### Your instructions
From the entries below, report how many lines contain the string "this". Give only that number.

### Information given
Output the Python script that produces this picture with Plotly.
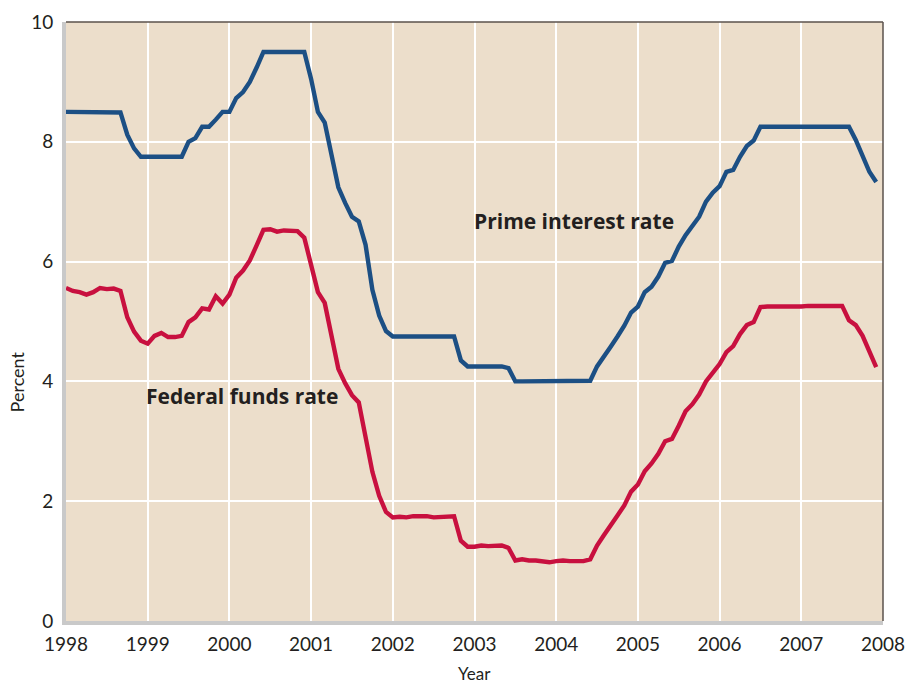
import plotly.graph_objects as go

# Monthly observations, Jan 1998 .. Dec 2007
years = list(range(1998, 2008))
months = [y + m / 12 for y in years for m in range(12)]

fed_funds = [
    5.56, 5.51, 5.49, 5.45, 5.49, 5.56, 5.54, 5.55, 5.51, 5.07, 4.83, 4.68,
    4.63, 4.76, 4.81, 4.74, 4.74, 4.76, 4.99, 5.07, 5.22, 5.20, 5.42, 5.30,
    5.45, 5.73, 5.85, 6.02, 6.27, 6.53, 6.54, 6.50, 6.52, 6.51, 6.51, 6.40,
    5.98, 5.49, 5.31, 4.80, 4.21, 3.97, 3.77, 3.65, 3.07, 2.49, 2.09, 1.82,
    1.73, 1.74, 1.73, 1.75, 1.75, 1.75, 1.73, 1.74, 1.75, 1.75, 1.34, 1.24,
    1.24, 1.26, 1.25, 1.26, 1.26, 1.22, 1.01, 1.03, 1.01, 1.01, 1.00, 0.98,
    1.00, 1.01, 1.00, 1.00, 1.00, 1.03, 1.26, 1.43, 1.61, 1.76, 1.93, 2.16,
    2.28, 2.50, 2.63, 2.79, 3.00, 3.04, 3.26, 3.50, 3.62, 3.78, 4.00, 4.16,
    4.29, 4.49, 4.59, 4.79, 4.94, 4.99, 5.24, 5.25, 5.25, 5.25, 5.25, 5.24,
    5.25, 5.26, 5.26, 5.25, 5.25, 5.25, 5.26, 5.02, 4.94, 4.76, 4.49, 4.24,
]

prime = [
    8.50, 8.50, 8.50, 8.50, 8.50, 8.50, 8.50, 8.50, 8.49, 8.12, 7.89, 7.75,
    7.75, 7.75, 7.75, 7.75, 7.75, 7.75, 8.00, 8.06, 8.25, 8.25, 8.37, 8.50,
    8.50, 8.73, 8.83, 9.00, 9.24, 9.50, 9.50, 9.50, 9.50, 9.50, 9.50, 9.50,
    9.05, 8.50, 8.32, 7.80, 7.24, 6.98, 6.75, 6.67, 6.28, 5.53, 5.10, 4.84,
    4.75, 4.75, 4.75, 4.75, 4.75, 4.75, 4.75, 4.75, 4.75, 4.75, 4.35, 4.25,
    4.25, 4.25, 4.25, 4.25, 4.25, 4.22, 4.00, 4.00, 4.00, 4.00, 4.00, 4.00,
    4.00, 4.00, 4.00, 4.00, 4.00, 4.01, 4.25, 4.43, 4.58, 4.75, 4.93, 5.15,
    5.25, 5.49, 5.58, 5.75, 5.98, 6.01, 6.25, 6.44, 6.59, 6.75, 7.00, 7.15,
    7.26, 7.50, 7.53, 7.75, 7.93, 8.02, 8.25, 8.25, 8.25, 8.25, 8.25, 8.25,
    8.25, 8.25, 8.25, 8.25, 8.25, 8.25, 8.25, 8.25, 8.03, 7.74, 7.50, 7.33,
]

x_ticks = list(range(1998, 2009))
y_ticks = [0, 2, 4, 6, 8, 10]

FONT = "Lato, 'Open Sans', sans-serif"
BOLD_FONT = "'Open Sans', Lato, sans-serif"
TEXT = "#231f20"
BLUE = "#1c4f84"
RED = "#c8103f"

fig = go.Figure()
fig.add_trace(go.Scatter(x=months, y=prime, mode="lines", name="Prime interest rate",
                         line=dict(color=BLUE, width=4.4), hoverinfo="x+y"))
fig.add_trace(go.Scatter(x=months, y=fed_funds, mode="lines", name="Federal funds rate",
                         line=dict(color=RED, width=4.4), hoverinfo="x+y"))

fig.update_layout(
    width=905, height=685,
    margin=dict(l=66, r=22, t=22, b=64),
    paper_bgcolor="white",
    plot_bgcolor="#ecdecb",
    showlegend=False,
    font=dict(family=FONT, color=TEXT, size=17),
)
fig.update_xaxes(
    range=[1998, 2008], tickvals=x_ticks, ticktext=[str(v) for v in x_ticks],
    showgrid=True, gridcolor="white", gridwidth=1.5, zeroline=False,
    showline=True, linecolor="#c9c9c9", linewidth=4, automargin=False,
    ticklabeloverflow="allow",
    ticks="outside", ticklen=3, tickcolor="rgba(0,0,0,0)",
    tickfont=dict(size=19, color=TEXT, family=FONT),
)
fig.update_yaxes(
    range=[0, 10], tickvals=y_ticks, ticktext=[str(v) for v in y_ticks],
    showgrid=True, gridcolor="white", gridwidth=1.5, zeroline=False,
    showline=True, linecolor="#c9c9c9", linewidth=4, automargin=False,
    ticklabeloverflow="allow",
    ticks="outside", ticklen=5, tickcolor="rgba(0,0,0,0)",
    tickfont=dict(size=19, color=TEXT, family=FONT),
)

# top and right thin dark frame lines
fig.add_shape(type="line", xref="paper", yref="paper", x0=0, x1=1, y0=1, y1=1,
              line=dict(color="#5b524c", width=1.5))
fig.add_shape(type="line", xref="paper", yref="paper", x0=1, x1=1, y0=0, y1=1,
              line=dict(color="#5b524c", width=1.5))

fig.add_annotation(x=2004.22, y=6.67, text="<b>Prime interest rate</b>", showarrow=False,
                   xanchor="center", yanchor="middle", font=dict(size=21, color=TEXT, family=BOLD_FONT))
fig.add_annotation(x=2000.15, y=3.75, text="<b>Federal funds rate</b>", showarrow=False,
                   xanchor="center", yanchor="middle", font=dict(size=21, color=TEXT, family=BOLD_FONT))

fig.add_annotation(xref="paper", yref="paper", x=-0.06, y=0.4, text="Percent", textangle=-90,
                   showarrow=False, xanchor="center", yanchor="middle",
                   font=dict(size=18, color=TEXT, family=FONT))
fig.add_annotation(xref="paper", yref="paper", x=0.5, y=-0.087, text="Year",
                   showarrow=False, xanchor="center", yanchor="middle",
                   font=dict(size=17, color=TEXT, family=FONT))

fig.write_html("out.html", config={"displayModeBar": False},
               post_script="document.body.style.margin='0';document.body.style.overflow='hidden';")
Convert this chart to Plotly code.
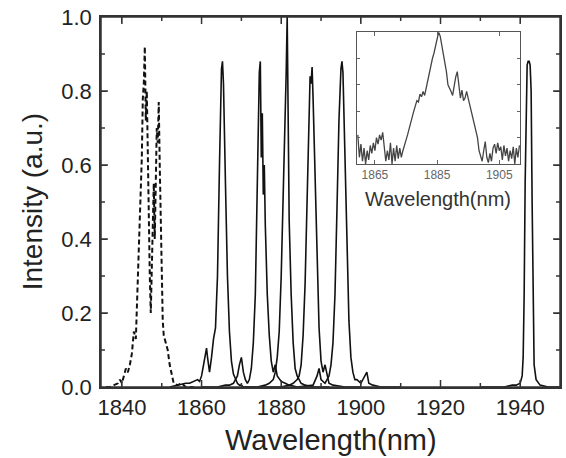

### Exercise response
2